FDA-ARGOS Genome Species ID Sample 1 Sample ... Sample 21
ARGOS Reference Genome 1 1 0.8 0.8
ARGOS Reference Genome N 0 0.3 0.6

Participants are asked to determine the quantity of genetic material originating from each reference genome within the provided FDA-ARGOS reference database and to submit the per genome normalized quantity percentage (between 0 and 1) within each sample.

FDA-ARGOS Genome Species ID Sample 1 Sample 2 Sample 3
ARGOS Reference Genome 1 0.5 0.2 0
ARGOS Reference Genome N 0.5 0.8 0

* It is possible that only a subset of short reads is being taxonomically classified, therefore, the final quantifications are going to be evaluated through root mean square deviation (RMSD) to the known quantities.
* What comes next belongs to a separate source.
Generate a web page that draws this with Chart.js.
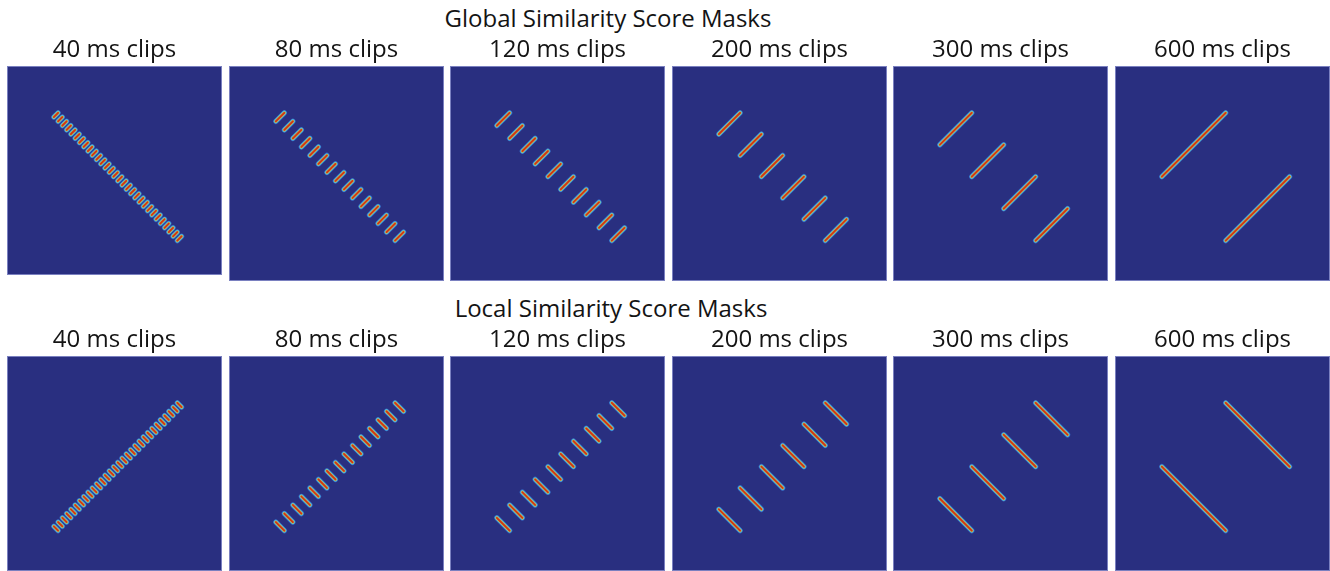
<!DOCTYPE html>
<html>
<head>
<meta charset="utf-8">
<script src="https://cdn.jsdelivr.net/npm/chart.js@4/dist/chart.umd.min.js"></script>
<style>
  html, body { margin: 0; padding: 0; background: #ffffff; }
  body { width: 1330px; height: 571px; position: relative; overflow: hidden; font-family: "Open Sans", sans-serif; }
  .heading { position: absolute; font-size: 24px; line-height: 24px; color: #141414; white-space: nowrap; text-align: center; width: 600px; }
  canvas { position: absolute; }
</style>
</head>
<body>
<div class="heading" id="globalHeading" style="left:308px; top:6px;"></div>
<div class="heading" id="localHeading" style="left:311px; top:296px;"></div>
<script>
// Row headings and panel titles
const globalTitle = "Global Similarity Score Masks";
const localTitle = "Local Similarity Score Masks";
const clipLabels = ["40 ms clips", "80 ms clips", "120 ms clips", "200 ms clips", "300 ms clips", "600 ms clips"];

// Clip length (ms) and clip onsets (ms) for each panel over the 1200 ms recording
const recordingMs = 1200;
const clipLengthsMs = [40, 80, 120, 200, 300, 600];
const onsets40 = [0, 40, 80, 120, 160, 200, 240, 280, 320, 360, 400, 440, 480, 520, 560, 600,
                  640, 680, 720, 760, 800, 840, 880, 920, 960, 1000, 1040, 1080, 1120, 1160];
const onsets80 = [0, 80, 160, 240, 320, 400, 480, 560, 640, 720, 800, 880, 960, 1040, 1120];
const onsets120 = [0, 120, 240, 360, 480, 600, 720, 840, 960, 1080];
const onsets200 = [0, 200, 400, 600, 800, 1000];
const onsets300 = [0, 300, 600, 900];
const onsets600 = [0, 600];
const clipOnsets = [onsets40, onsets80, onsets120, onsets200, onsets300, onsets600];

// Similarity-matrix axis range (ms)
const axisMin = -440;
const axisMax = 1580;

document.getElementById("globalHeading").textContent = globalTitle;
document.getElementById("localHeading").textContent = localTitle;

const panelLefts = [7, 229, 450, 672, 893, 1115];
const panelSize = 215;
const titleBand = 36;

// Glow layers of each mask stripe, from outer halo to hot core
const glowLayers = [
  { color: "#3566c0", width: 5.4 },
  { color: "#46aee0", width: 4.3 },
  { color: "#a6cf70", width: 3.1 },
  { color: "#e2862a", width: 2.2 },
  { color: "#cc3618", width: 1.7 }
];

function stripePoints(onsets, len, kind) {
  const pts = [];
  onsets.forEach(o => {
    if (kind === "global") {
      // anti-diagonal inside each diagonal block
      pts.push({ x: o, y: o + len }, { x: o + len, y: o });
    } else {
      // diagonal inside the mirrored off-diagonal block
      pts.push({ x: o, y: recordingMs - o - len }, { x: o + len, y: recordingMs - o });
    }
    pts.push({ x: o + len, y: null });
  });
  return pts;
}

const panelFrame = {
  id: "panelFrame",
  beforeDatasetsDraw(chart) {
    const a = chart.chartArea, ctx = chart.ctx;
    ctx.save();
    ctx.fillStyle = "#292f80";
    ctx.fillRect(a.left, a.top, a.right - a.left, a.bottom - a.top);
    ctx.restore();
  },
  afterDraw(chart) {
    const a = chart.chartArea, ctx = chart.ctx;
    ctx.save();
    ctx.strokeStyle = "#7a80c0";
    ctx.lineWidth = 1;
    ctx.strokeRect(a.left + 0.5, a.top + 0.5, a.right - a.left - 1, a.bottom - a.top - 1);
    ctx.restore();
  }
};

function makePanel(kind, idx, top, areaHeight) {
  const canvas = document.createElement("canvas");
  canvas.width = panelSize;
  canvas.height = titleBand + areaHeight;
  canvas.style.left = panelLefts[idx] + "px";
  canvas.style.top = top + "px";
  canvas.style.width = panelSize + "px";
  canvas.style.height = (titleBand + areaHeight) + "px";
  document.body.appendChild(canvas);

  const data = stripePoints(clipOnsets[idx], clipLengthsMs[idx], kind);
  const yMax = axisMin + (axisMax - axisMin) * areaHeight / panelSize;

  new Chart(canvas, {
    type: "line",
    data: {
      datasets: glowLayers.map((g, i) => ({
        data: data,
        borderColor: g.color,
        borderWidth: g.width,
        borderCapStyle: "round",
        borderJoinStyle: "round",
        pointRadius: 0,
        spanGaps: false,
        fill: false,
        tension: 0,
        order: glowLayers.length - i
      }))
    },
    options: {
      responsive: false,
      animation: false,
      events: [],
      layout: { padding: 0 },
      scales: {
        x: { type: "linear", min: axisMin, max: axisMax, display: false },
        y: { type: "linear", min: axisMin, max: yMax, reverse: true, display: false }
      },
      plugins: {
        legend: { display: false },
        tooltip: { enabled: false },
        title: {
          display: true,
          text: clipLabels[idx],
          color: "#141414",
          font: { family: "Open Sans", size: 24, weight: "normal", lineHeight: 1.2 },
          padding: { top: 6, bottom: 1.2 }
        }
      }
    },
    plugins: [panelFrame]
  });
}

for (let i = 0; i < 6; i++) {
  makePanel("global", i, 30, i === 0 ? 209 : panelSize);
  makePanel("local", i, 320, panelSize);
}
</script>
</body>
</html>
[OPTIONAL] The participants are asked to submit the read based normalized confidence score (between 0 and 1) of the presence of each FDA-ARGOS species within designated subsamples. 100,000 reads were subsampled from each of the 21 metagenomics samples and provided to participants. If a score is not provided for a genome-read pair, the score is assumed to be 0.
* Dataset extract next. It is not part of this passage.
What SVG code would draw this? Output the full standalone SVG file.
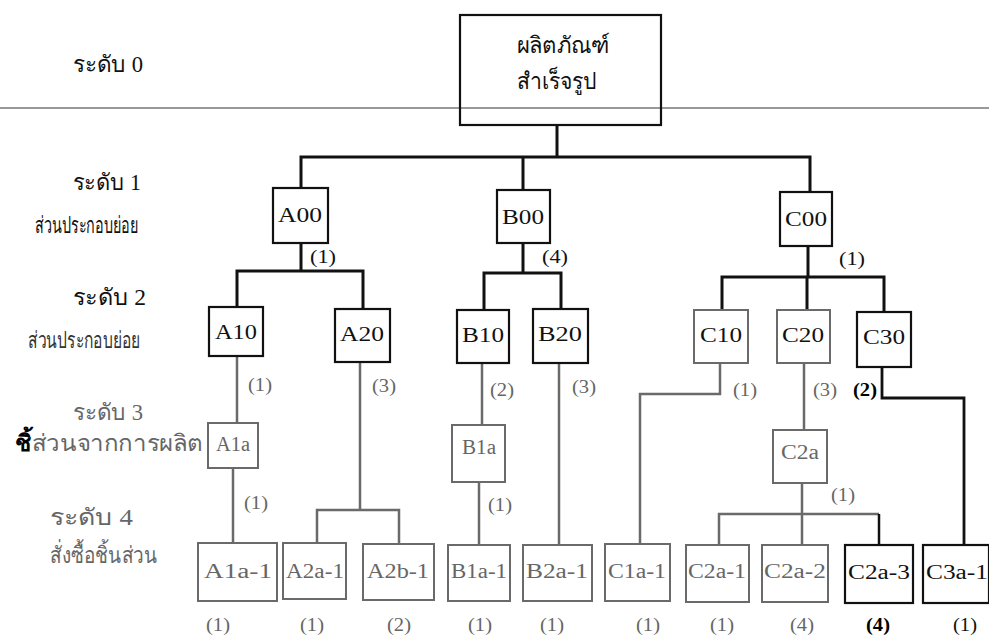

Read Name FDA-ARGOS Genome Species ID Score
Read 1 ARGOS Reference Genome 1 0.9
Read N ARGOS Reference Genome N 0.6

Team

  • PrecisionFDA: Elaine Johanson, Ruth Bandler
  • PrecisionFDA CDRH: Adam Berger, Zivana Tezak
  • Booz Allen: Zeke Maier
  • DNAnexus: Singer Ma, John Didion
  • CDRH: Heike Sichtig, Yi Yan
  • USAMRIID: Timothy Minogue, Chris Stefan

Example Submission Walkthrough

An example submission was provided using a training dataset. Below we explain the files and data included in therein. The goal of this training dataset is to help users validate submission formatting.
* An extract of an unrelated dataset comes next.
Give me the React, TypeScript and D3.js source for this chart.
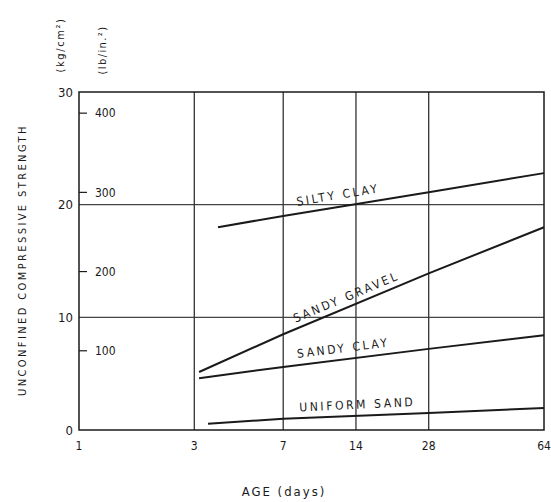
import * as d3 from "d3";
import { useEffect, useRef } from "react";

// age in days, strength in kg/cm2
const siltyClay = [
  { day: 3.76, v: 18.0 },
  { day: 7, v: 19.0 },
  { day: 28, v: 21.1 },
  { day: 84, v: 22.8 },
];
const sandyGravel = [
  { day: 3.14, v: 5.15 },
  { day: 7, v: 8.5 },
  { day: 28, v: 13.9 },
  { day: 84, v: 18.0 },
];
const sandyClay = [
  { day: 3.14, v: 4.6 },
  { day: 7, v: 5.6 },
  { day: 28, v: 7.2 },
  { day: 84, v: 8.4 },
];
const uniformSand = [
  { day: 3.42, v: 0.55 },
  { day: 7, v: 1.0 },
  { day: 28, v: 1.5 },
  { day: 84, v: 1.95 },
];

const seriesList = [
  { name: "SILTY CLAY", data: siltyClay, labelDay: 8.1 },
  { name: "SANDY GRAVEL", data: sandyGravel, labelDay: 8.1 },
  { name: "SANDY CLAY", data: sandyClay, labelDay: 8.1 },
  { name: "UNIFORM SAND", data: uniformSand, labelDay: 8.2 },
];

const ageTicks = [1, 3, 7, 14, 28, 84];
const ageLabels = ["1", "3", "7", "14", "28", "64"];
const kgTicks = [0, 10, 20, 30];
const psiTicks = [100, 200, 300, 400];
const KG_PER_PSI = 0.070307;

const font = "'DejaVu Sans Condensed', 'Liberation Sans Narrow', sans-serif";
const ink = "#1a1a1a";

const App = () => {
  const svgRef = useRef(null);
  const width = 551;
  const height = 502;
  const margin = { top: 92, right: 7, bottom: 72, left: 79 };

  useEffect(() => {
    const svg = d3.select(svgRef.current);
    svg.selectAll("*").remove();

    const x = d3.scaleLog().domain([1, 84]).range([margin.left, width - margin.right]);
    const y = d3.scaleLinear().domain([0, 30]).range([height - margin.bottom, margin.top]);

    const [x0, x1] = x.range();
    const [yb, yt] = y.range();

    svg.append("rect").attr("width", width).attr("height", height).attr("fill", "#fff");

    // horizontal grid
    svg
      .selectAll(".hgrid")
      .data(kgTicks.filter((d) => d > 0 && d < 30))
      .enter()
      .append("line")
      .attr("x1", x0)
      .attr("x2", x1)
      .attr("y1", (d) => y(d))
      .attr("y2", (d) => y(d))
      .attr("stroke", "#444")
      .attr("stroke-width", 1.1);

    // vertical grid
    svg
      .selectAll(".vgrid")
      .data(ageTicks.slice(1, -1))
      .enter()
      .append("line")
      .attr("x1", (d) => x(d))
      .attr("x2", (d) => x(d))
      .attr("y1", yt)
      .attr("y2", yb)
      .attr("stroke", "#333")
      .attr("stroke-width", 1.3);

    // frame
    svg
      .append("rect")
      .attr("x", x0)
      .attr("y", yt)
      .attr("width", x1 - x0)
      .attr("height", yb - yt)
      .attr("fill", "none")
      .attr("stroke", ink)
      .attr("stroke-width", 1.5);

    // kg/cm2 labels
    svg
      .selectAll(".kg")
      .data(kgTicks)
      .enter()
      .append("text")
      .attr("x", x0 - 6)
      .attr("y", (d) => y(d))
      .attr("dy", "0.36em")
      .attr("text-anchor", "end")
      .style("font-family", font)
      .style("font-size", "13px")
      .attr("fill", ink)
      .text((d) => d);

    // lb/in2 ticks inside
    const psi = svg.selectAll(".psi").data(psiTicks).enter().append("g");
    psi
      .append("line")
      .attr("x1", x0)
      .attr("x2", x0 + 8)
      .attr("y1", (d) => y(d * KG_PER_PSI))
      .attr("y2", (d) => y(d * KG_PER_PSI))
      .attr("stroke", ink)
      .attr("stroke-width", 1.2);
    psi
      .append("text")
      .attr("x", x0 + 16)
      .attr("y", (d) => y(d * KG_PER_PSI))
      .attr("dy", "0.36em")
      .style("font-family", font)
      .style("font-size", "12px")
      .attr("fill", ink)
      .text((d) => d);

    // x tick labels
    svg
      .selectAll(".age")
      .data(ageTicks)
      .enter()
      .append("text")
      .attr("x", (d) => x(d))
      .attr("y", yb + 20)
      .attr("text-anchor", "middle")
      .style("font-family", font)
      .style("font-size", "12px")
      .attr("fill", ink)
      .text((d, i) => ageLabels[i]);

    // curves
    const line = d3
      .line()
      .x((d) => x(d.day))
      .y((d) => y(d.v));

    seriesList.forEach((s) => {
      svg
        .append("path")
        .datum(s.data)
        .attr("d", line)
        .attr("fill", "none")
        .attr("stroke", ink)
        .attr("stroke-width", 2);

      const first = s.data[0];
      const last = s.data[s.data.length - 1];
      const angle =
        (Math.atan2(y(last.v) - y(first.v), x(last.day) - x(first.day)) * 180) / Math.PI;
      const t = (Math.log(s.labelDay) - Math.log(first.day)) / (Math.log(last.day) - Math.log(first.day));
      const lv = first.v + (last.v - first.v) * t;

      svg
        .append("text")
        .attr("transform", `translate(${x(s.labelDay)},${y(lv)}) rotate(${angle})`)
        .attr("y", -8)
        .style("font-family", font)
        .style("font-size", "12px")
        .style("letter-spacing", "2.6px")
        .attr("fill", ink)
        .text(s.name);
    });

    // axis titles
    svg
      .append("text")
      .attr("transform", `translate(26,260) rotate(-90)`)
      .attr("text-anchor", "middle")
      .style("font-family", font)
      .style("font-size", "11px")
      .style("letter-spacing", "2.4px")
      .attr("fill", ink)
      .text("UNCONFINED COMPRESSIVE STRENGTH");

    svg
      .append("text")
      .attr("transform", `translate(64,45) rotate(-90)`)
      .attr("text-anchor", "middle")
      .style("font-family", font)
      .style("font-size", "11px")
      .style("letter-spacing", "1.6px")
      .attr("fill", ink)
      .text("(kg/cm²)");

    svg
      .append("text")
      .attr("transform", `translate(106,50) rotate(-90)`)
      .attr("text-anchor", "middle")
      .style("font-family", font)
      .style("font-size", "11px")
      .style("letter-spacing", "1.4px")
      .attr("fill", ink)
      .text("(lb/in.²)");

    svg
      .append("text")
      .attr("x", 284)
      .attr("y", 496)
      .attr("text-anchor", "middle")
      .style("font-family", font)
      .style("font-size", "13px")
      .style("letter-spacing", "2px")
      .attr("fill", ink)
      .text("AGE (days)");
  }, []);

  return (
    <svg
      ref={svgRef}
      width={width}
      height={height}
      style={{ position: "absolute", left: 0, top: 0 }}
    ></svg>
  );
};

export default App;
Hello_World_R1.fq and Hello_World_R2.fq contain 3000 paired fastq sequences.

  • Example.1-1000/1 are reads mapped to GCF_000833235.1 (Francisella tularensis).
  • Example.1001-2000/1 are reads mapped to GCF_003073775.1 (Staphylococcus aureus).
  • Example.2001-3000/1 are reads mapped to GCF_002366285.1 (Zika virus).

Example Output (see result table)

Hello_World_R1.fq was used to run blastn with the FDA-ARGOS database as the reference database.

  • Reference Genome ID was determined by having at least 1 occurrence in the blast result.
  • Reference Genome Quantity percentage was calculated by dividing the number of reads assigned to a Reference Genome ID by the total number of reads analyzed. For example, 1000 reads were assigned to CR_471 within Hello_World_R1.fq and there are 3000 reads total. Therefore, an estimated 33.3% reads were assigned to CR_471.
  • The read based confidence score was calculated by normalizing the blast score for each read. Each read was assigned a reference genome ID corresponding with the highest score blast result.